I've been meaning to sit down and write about an insightful conversation I recently had on life and relationships among my generation - but wouldn't you know it - life keeps getting in the way.

So, until I have more time to sit down and write about that conversation in a way that will do it justice, I want to talk a little bit about music.

I've always been a connoisseur of music, which my insane CD collection can attest to. And for some reason lately, music has had an even larger presence in my life, something that is definitely most welcomed and a major reason I wanted to move back to Seattle. (After living in New York for seven years, I can definitely say that Seattle has a FAR better music scene.)

While some people find inspiration in nature, some in faith or religion, and others on the pages of books, I happen to find most of mine in music and lyrics.

I always used to think I was less intelligent and academic than a lot of my friends because of this. That was until I had an editor, who I greatly respected, once ask me if I was a book person or a music person.
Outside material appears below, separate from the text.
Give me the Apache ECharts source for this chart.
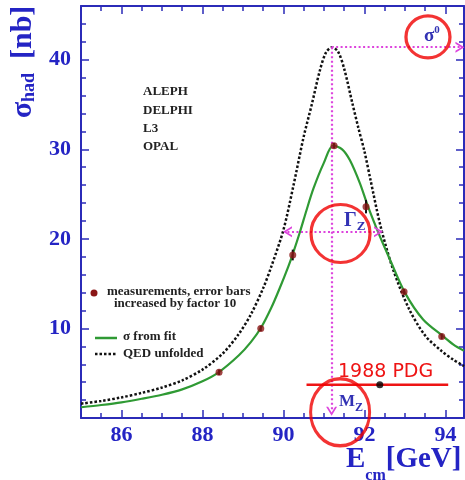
<!DOCTYPE html>
<html><head><meta charset="utf-8">
<script src="https://cdn.jsdelivr.net/npm/echarts@6/dist/echarts.min.js"></script>
<style>html,body{margin:0;padding:0;background:#fff}#c{width:465px;height:480px}</style>
</head><body><div id="c"></div>
<script>
// ---- data ----
const xMajorTicks = [86, 88, 90, 92, 94];
const experiments = ['ALEPH', 'DELPHI', 'L3', 'OPAL'];
const measE      = [88.41, 89.44, 90.23, 91.25, 92.04, 92.98, 93.91];
const measSigma  = [5.1, 10.0, 18.2, 30.4, 23.6, 14.1, 9.1];
const measErr10  = [0.3, 0.3, 0.6, 0.3, 0.75, 0.3, 0.3];
const fitE     = [85.0, 85.5, 86.0, 86.5, 87.0, 87.5, 88.0, 88.4, 88.9, 89.2, 89.45, 89.7, 89.9, 90.12, 90.23, 90.41, 90.57, 90.74, 90.99, 91.23, 91.45, 91.64, 91.89, 92.09, 92.38, 92.63, 93.0, 93.45, 93.95, 94.2, 94.46];
const fitSigma = [1.2, 1.45, 1.75, 2.15, 2.6, 3.2, 4.1, 5.1, 7.0, 8.5, 10.1, 12.3, 14.4, 16.9, 18.3, 20.8, 23.2, 25.6, 28.4, 30.4, 30.0, 28.8, 26.2, 23.6, 20.3, 17.7, 14.0, 11.0, 9.1, 8.2, 7.5];
const qedE     = [85.0, 85.5, 86.0, 86.5, 87.0, 87.5, 88.0, 88.5, 88.9, 89.2, 89.5, 89.7, 90.0, 90.25, 90.5, 90.7, 90.9, 91.05, 91.2, 91.35, 91.5, 91.7, 91.85, 92.0, 92.15, 92.4, 92.7, 93.1, 93.5, 93.9, 94.2, 94.46];
const qedSigma = [1.6, 1.9, 2.3, 2.8, 3.4, 4.2, 5.4, 7.2, 9.4, 11.6, 14.5, 16.9, 21.0, 26.0, 31.4, 35.0, 38.8, 40.8, 41.4, 40.9, 39.0, 35.2, 32.4, 29.8, 26.6, 21.4, 16.7, 12.2, 9.2, 7.5, 6.5, 5.8];
const sigma0 = 41.4, mZ = 91.19;
const gammaLow = 90.0, gammaHigh = 92.45, gammaLevel = 20.8;
const pdgE = [90.57, 94.07], pdgCentral = 92.38, pdgLevel = 3.7;
const circleCenters = [[93.57, 42.55], [91.41, 20.6], [91.40, 0.64]];
const circleSizes = [[44, 42], [59, 58], [59, 67]];

// ---- styles ----
const AX = '#2b2bb8', LAB = '#2424c4', MAG = '#dd44dd', LBL = '#3232b4';
const SERIF = '"Liberation Serif","DejaVu Serif",serif';
const chev = 'path://M0,10 L5,0 L10,10 L8.2,10 L5,3.6 L1.8,10 Z';
const X = [85, 94.46], Y = [0, 46];

function xAx(pos, major) {
  const a = {type:'value', min:X[0], max:X[1], position:pos, splitLine:{show:false},
    axisLine:{show:major, onZero:false, lineStyle:{color:AX, width:2}},
    axisTick:{show:true, inside:true, length: major?8:5, lineStyle:{color:AX, width:1.5}},
    axisLabel:{show:false}};
  if (major) { a.axisTick.customValues = xMajorTicks; } else { a.interval = 0.5; }
  if (major && pos === 'bottom') a.axisLabel = {show:true, customValues:xMajorTicks, color:LAB, fontFamily:SERIF, fontWeight:'bold', fontSize:22, margin:6};
  return a;
}
function yAx(pos, major) {
  const a = {type:'value', min:Y[0], max:Y[1], interval: major?10:2, position:pos, splitLine:{show:false},
    axisLine:{show:major, onZero:false, lineStyle:{color:AX, width:2}},
    axisTick:{show:true, inside:true, length: major?8:5, lineStyle:{color:AX, width:1.5}},
    axisLabel:{show:false}};
  if (major && pos === 'left') a.axisLabel = {show:true, color:LAB, fontFamily:SERIF, fontWeight:'bold', fontSize:22, margin:10, showMinLabel:false, showMaxLabel:false};
  return a;
}

const chart = echarts.init(document.getElementById('c'), null, {renderer:'canvas'});
const txt = (x, y, text, o) => Object.assign({type:'text', x, y, z:100, style:Object.assign({text, fill:'#222', font:'bold 13px ' + SERIF, verticalAlign:'middle'}, o || {})});
const B = (size, extra) => Object.assign({fontFamily:SERIF, fontWeight:'bold', fontSize:size, fill:LAB}, extra || {});
const C = (size, extra) => Object.assign({fontFamily:SERIF, fontWeight:'bold', fontSize:size, fill:LBL}, extra || {});

chart.setOption({
  animation:false,
  backgroundColor:'#fff',
  grid:{left:81, top:6, width:383, height:412},
  xAxis:[xAx('bottom', true), xAx('bottom', false), xAx('top', true), xAx('top', false)],
  yAxis:[yAx('left', true), yAx('left', false), yAx('right', true), yAx('right', false)],
  series:[
    {type:'line', name:'QED unfolded', data: qedE.map((e,i)=>[e, qedSigma[i]]), showSymbol:false, smooth:0.3, z:3,
     lineStyle:{color:'#111', width:2.5, type:[2.5,2]},
     markLine:{silent:true, symbol:'none', label:{show:false}, lineStyle:{color:MAG, width:2.2, type:[2,2.5]},
       data:[
         [{coord:[mZ, sigma0], symbol:'none'}, {coord:[mZ, 0.75], symbol:chev, symbolSize:[11,9]}],
         [{coord:[mZ, sigma0], symbol:'none'}, {coord:[X[1]-0.1, sigma0], symbol:chev, symbolSize:[11,9]}],
         [{coord:[gammaLow+0.1, gammaLevel], symbol:chev, symbolSize:[11,9]}, {coord:[gammaHigh-0.1, gammaLevel], symbol:chev, symbolSize:[11,9]}]
       ]}},
    {type:'line', name:'σ from fit', data: fitE.map((e,i)=>[e, fitSigma[i]]), showSymbol:false, smooth:0.3, z:4,
     lineStyle:{color:'#2f9a34', width:2.2}},
    {type:'custom', name:'errors', z:5,
     data: measE.map((e,i)=>[e, measSigma[i]-measErr10[i], measSigma[i]+measErr10[i]]),
     encode:{x:0, y:[1,2]},
     renderItem:(p, api)=>{ const lo = api.coord([api.value(0), api.value(1)]); const hi = api.coord([api.value(0), api.value(2)]);
       return {type:'line', shape:{x1:lo[0], y1:lo[1], x2:hi[0], y2:hi[1]}, style:{stroke:'#111', lineWidth:2}}; }},
    {type:'scatter', name:'measurements', data: measE.map((e,i)=>[e, measSigma[i]]), symbolSize:7, z:6,
     itemStyle:{color:'#8b1616'}},
    {type:'line', name:'1988 PDG', data: pdgE.map(e=>[e, pdgLevel]), showSymbol:false, z:7,
     lineStyle:{color:'#ee1414', width:2.5}},
    {type:'scatter', name:'PDG central', data:[[pdgCentral, pdgLevel]], symbolSize:7, z:8, itemStyle:{color:'#000'}},
    {type:'scatter', name:'circles', clip:false, z:9,
     data: circleCenters.map((c,i)=>({value:c, symbolSize:circleSizes[i]})),
     symbol:'circle', itemStyle:{color:'rgba(0,0,0,0)', borderColor:'#f00000', borderWidth:3.2}}
  ],
  graphic:[
    ...experiments.map((n,i)=>txt(143, 92 + i*18.3, n)),
    {type:'circle', shape:{cx:94, cy:293, r:3.5}, style:{fill:'#8b1616'}, z:100},
    txt(107, 292, 'measurements, error bars'),
    txt(114, 304, 'increased by factor 10'),
    {type:'line', shape:{x1:95, y1:338, x2:117, y2:338}, style:{stroke:'#2f9a34', lineWidth:2.5}, z:100},
    txt(123, 337, 'σ from fit'),
    {type:'line', shape:{x1:95, y1:354, x2:117, y2:354}, style:{stroke:'#111', lineWidth:2.5, lineDash:[2.5,2]}, z:100},
    txt(123, 354, 'QED unfolded'),
    {type:'text', x:23, y:62, rotation:Math.PI/2, z:100, style:{text:'{s|σ}{h|had}{b|[nb]}', align:'center', verticalAlign:'middle', fill:LAB,
      rich:{s:B(30), h:B(18, {padding:[12,0,0,0]}), b:B(30, {padding:[0,0,0,14]})}}},
    {type:'text', x:346, y:460, z:100, style:{text:'{e|E}{s|cm}{g|[GeV]}', verticalAlign:'middle', fill:LAB,
      rich:{e:B(29), s:B(16, {padding:[32,0,0,0]}), g:B(29)}}},
    {type:'text', x:424, y:36, z:100, style:{text:'{a|σ}{b|0}', verticalAlign:'middle', fill:LBL,
      rich:{a:C(19), b:C(11, {padding:[0,0,12,0]})}}},
    {type:'text', x:344, y:221, z:100, style:{text:'{a|Γ}{b|Z}', verticalAlign:'middle', fill:LBL,
      rich:{a:C(20), b:C(13, {padding:[12,0,0,0]})}}},
    {type:'text', x:339, y:402, z:100, style:{text:'{a|M}{b|Z}', verticalAlign:'middle', fill:LBL,
      rich:{a:C(17), b:C(12, {padding:[12,0,0,0]})}}},
    {type:'text', x:338, y:372, z:100, style:{text:'1988 PDG', fill:'#ee1414', font:'19px "DejaVu Sans",sans-serif', verticalAlign:'middle'}}
  ]
});
</script></body></html>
The answer rolled off my tongue without a bit of hesitation, and a bright light flicked on inside of my head.

While I consider the books I have read to be my friends who I like to keep around, I consider my music collection to be an assortment of spiritual advisers, philosophers, and comedians who keep me thinking, laughing, and dancing.

The reason I chose to write about this topic tonight is that on the way home from work I was struck by the lyrics and rhythm of a song by the band Stars. I discovered this band a few years ago, and they have a sound that would best be described as a lovechild between Death Cab for Cutie and Frente!. (If you don't know any of these bands, I am sorry for you and hope that you can discover their music in this vast universe we call Cyberspace.)

The title of the aforementioned song is "Your Ex-Lover is Dead." Now, despite what your knee-jerk reaction to that title might be, my reason for finding inspiration in it had less to do with my recent heartbreak and more to do with personal survival.

One week from yesterday will mark the six-year anniversary of the Sept. 11, 2001, terrorist attacks on the World Trade Center and Pentagon. I have yet to be able to write about my reflections of that day.

My mind is still processing why it is that a co-worker found me and helped me escape death by mere minutes. Why my life out of thousands of others was spared. Why our country's retaliation has become the forgotten war in Afghanistan. Why hundreds of thousands more have died unjustly in the name of "freedom" in Iraq. Why the American public has forgotten that Bush and Congress work for us, and that we have the right to fire dishonest employees. And why, despite all of this, our lives seem virtually unaffected on a daily basis.

So, perhaps "when there is nothing left to burn, you have to set yourself on fire," to quote the scary old-man voice at the beginning of "Your Ex-Lover is Dead."

(For curious minds, there is a video available of the song on the Stars website.)